The plane carrying him took off from Cleveland airport on Monday evening.

US agents earlier arrived at his family home, removed Mr Demjanjuk in his wheelchair, and drove him to a federal building in Cleveland.

He has been fighting deportation since charges were levelled against him in March, arguing that he is too frail to be moved.

On Thursday, the US Supreme Court rejected a request by Mr Demjanjuk to intervene in the case. One day later he was ordered to surrender to immigration authorities.

US federal agents briefly removed him from his home in April, but a stay of deportation was granted.

A three-judge panel from the 6th US Circuit Court of Appeals in Ohio then ruled that the removal could go ahead, saying it was satisfied that Mr Demjanjuk would be provided with adequate care.

Citizenship stripped

Mr Demjanjuk arrived in the US in 1952 as a refugee, settling in Cleveland, Ohio, where he worked in the car industry.

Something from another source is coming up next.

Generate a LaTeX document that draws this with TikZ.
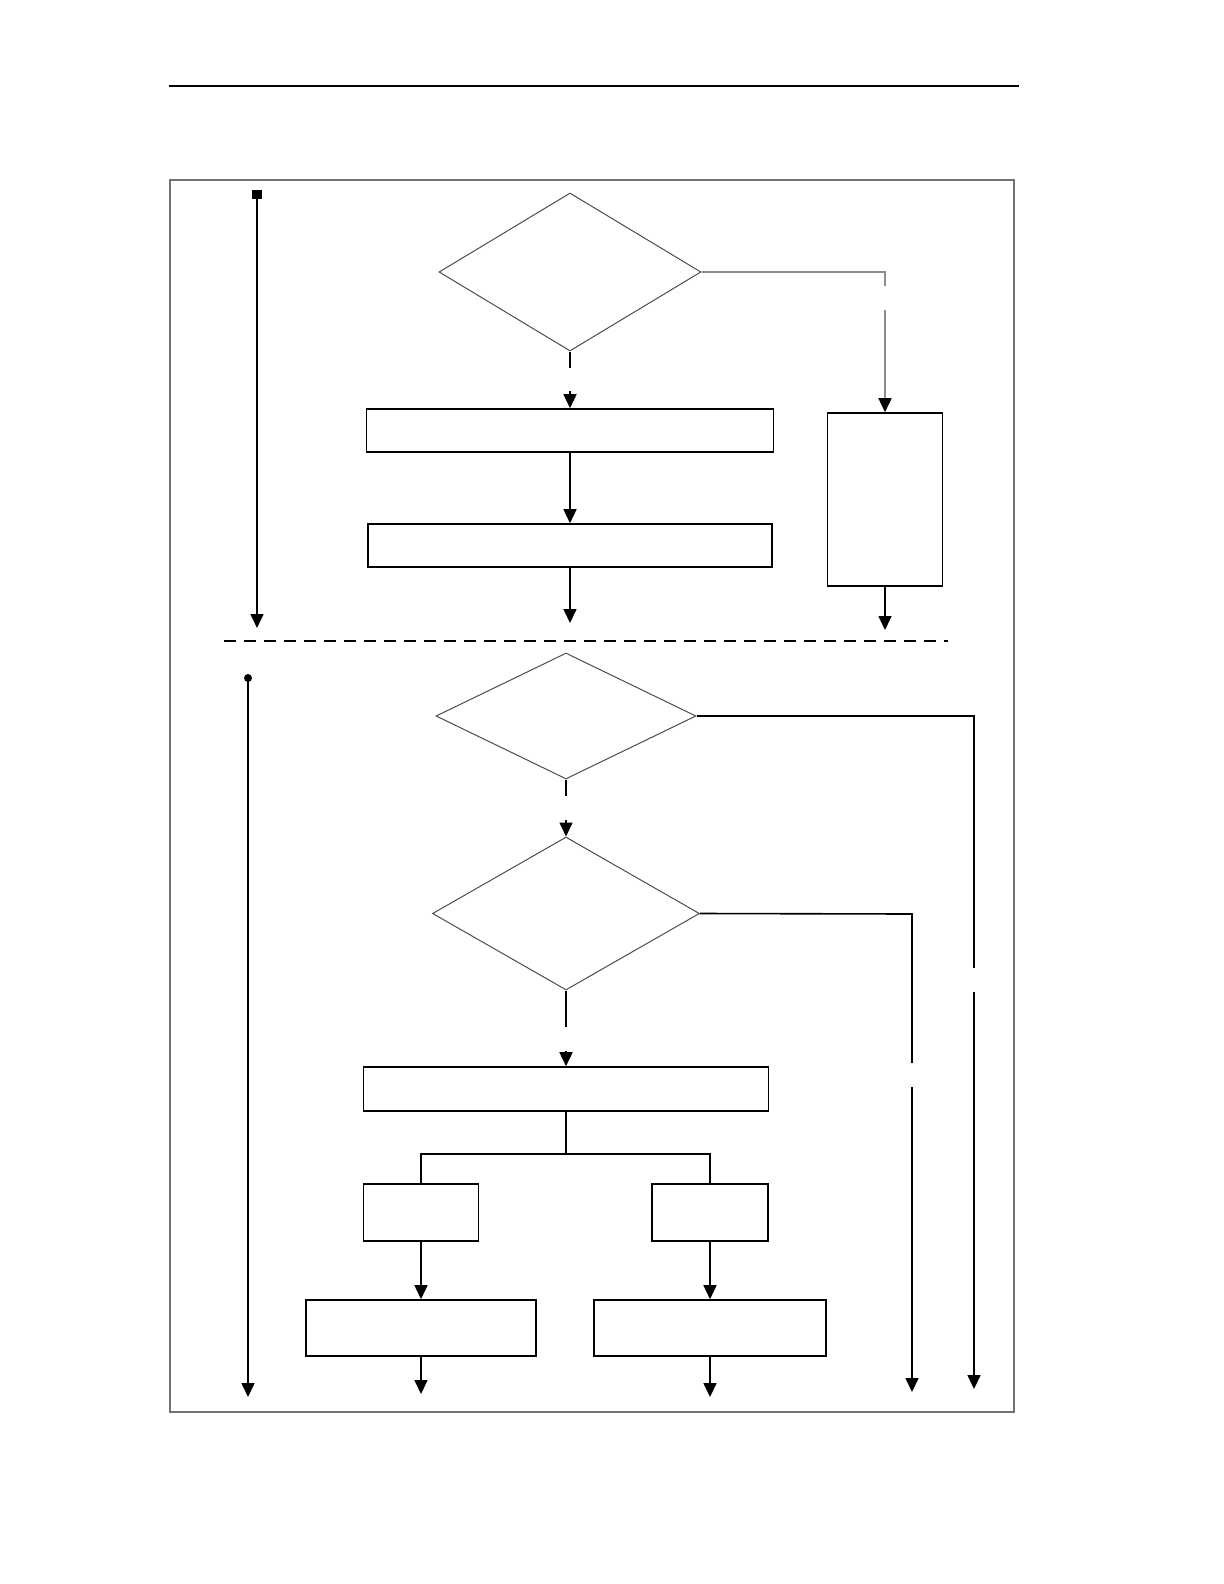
\documentclass[tikz,border=0pt]{standalone}
\usetikzlibrary{arrows.meta,shapes.geometric}

\begin{document}
\begin{tikzpicture}[x=0.5pt,y=-0.5pt,line width=0.8pt,>={Triangle[length=7pt,width=6.5pt]},
  caja/.style={draw,rectangle,inner sep=0pt},
  rombo/.style={draw=black!70,line width=0.5pt,diamond,inner sep=0pt},
  flecha/.style={->}]
  \useasboundingbox (0,0) rectangle (1224,1584);
  % cabecera y marco
  \draw[line width=1.2pt] (169,86) -- (1019,86);
  \draw[black!55,line width=0.8pt] (170,180) rectangle (1014,1412);
  % parte superior
  \node[rombo,minimum width=131pt,minimum height=79pt] (D1) at (570,272) {};
  \node[caja,minimum width=203.5pt,minimum height=21.5pt] (B1) at (570,430.5) {};
  \node[caja,minimum width=202pt,minimum height=21.5pt] (B2) at (570,545.5) {};
  \node[caja,minimum width=57.5pt,minimum height=86.5pt] (B3) at (885,499.5) {};
  \coordinate (G1) at (570,368); \coordinate (G2) at (570,391);
  \coordinate (K1) at (885,272); \coordinate (K2) at (885,286); \coordinate (K3) at (885,310);
  \coordinate (E1) at (257,628); \coordinate (E2) at (570,623); \coordinate (E3) at (885,630);
  \fill (252,190) rectangle (262,199);
  \draw[flecha] (257,199) -- (E1);
  \draw (D1.south) -- (G1);
  \draw[flecha] (G2) -- (B1.north);
  \draw[flecha] (B1) -- (B2);
  \draw[flecha] (B2.south) -- (E2);
  \draw[black!45] (D1.east) -- (K1) -- (K2);
  \draw[black!45,-{Triangle[length=7pt,width=6.5pt,color=black]}] (K3) -- (B3.north);
  \draw[flecha] (B3.south) -- (E3);
  % separacion
  \draw[dash pattern=on 6pt off 4pt,line width=0.8pt] (224,641) -- (948,641);
  % parte inferior
  \node[rombo,minimum width=130pt,minimum height=63pt] (D2) at (566,716) {};
  \node[rombo,minimum width=133.5pt,minimum height=76.5pt] (D3) at (566,913.5) {};
  \node[caja,minimum width=202.5pt,minimum height=22pt] (B4) at (566,1089) {};
  \node[caja,minimum width=57.5pt,minimum height=28.5pt] (B5) at (421,1212.5) {};
  \node[caja,minimum width=58pt,minimum height=28.5pt] (B6) at (710,1212.5) {};
  \node[caja,minimum width=115pt,minimum height=28pt] (B7) at (421,1328) {};
  \node[caja,minimum width=116pt,minimum height=28pt] (B8) at (710,1328) {};
  \coordinate (G3) at (566,796); \coordinate (G4) at (566,820);
  \coordinate (G5) at (566,1027); \coordinate (G6) at (566,1051);
  \coordinate (R1) at (974,716); \coordinate (R2) at (974,968); \coordinate (R3) at (974,992);
  \coordinate (S1) at (912,914); \coordinate (S2) at (912,1063); \coordinate (S3) at (912,1087);
  \coordinate (H) at (566,1154);
  \coordinate (F1) at (421,1394); \coordinate (F2) at (710,1397);
  \fill (248,678) circle (4);
  \draw[flecha] (248,678) -- (248,1397);
  \draw (D2.south) -- (G3);
  \draw[flecha] (G4) -- (D3.north);
  \draw (D3.south) -- (G5);
  \draw[flecha] (G6) -- (B4.north);
  \draw (B4.south) -- (H);
  \draw (B5.north) |- (H) -| (B6.north);
  \draw[flecha] (B5) -- (B7);
  \draw[flecha] (B6) -- (B8);
  \draw[flecha] (B7.south) -- (F1);
  \draw[flecha] (B8.south) -- (F2);
  \draw (D2.east) -- (R1) -- (R2);
  \draw[flecha] (R3) -- (974,1389);
  \draw (D3.east) -- (S1) -- (S2);
  \draw[flecha] (S3) -- (912,1392);
\end{tikzpicture}
\end{document}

In 1988 he was sentenced to death in Israel for crimes against humanity after Holocaust survivors identified him as the notorious "Ivan the Terrible", a guard at the Treblinka death camp.

But Israel`s highest court later overturned his sentence, after documents from the former Soviet Union indicated that "Ivan the Terrible" had probably been a different man.

Mr Demjanjuk returned to the US, but in 2002 had his US citizenship stripped because of his failure to disclose his work at Nazi camps when he first arrived as a refugee.

In 2005, a US immigration judge ruled that he could be deported to Germany, Poland or Ukraine.

And in March 2009, German officials issued a warrant for his arrest, accusing him of being an accessory in the deaths of 29,000 Jews.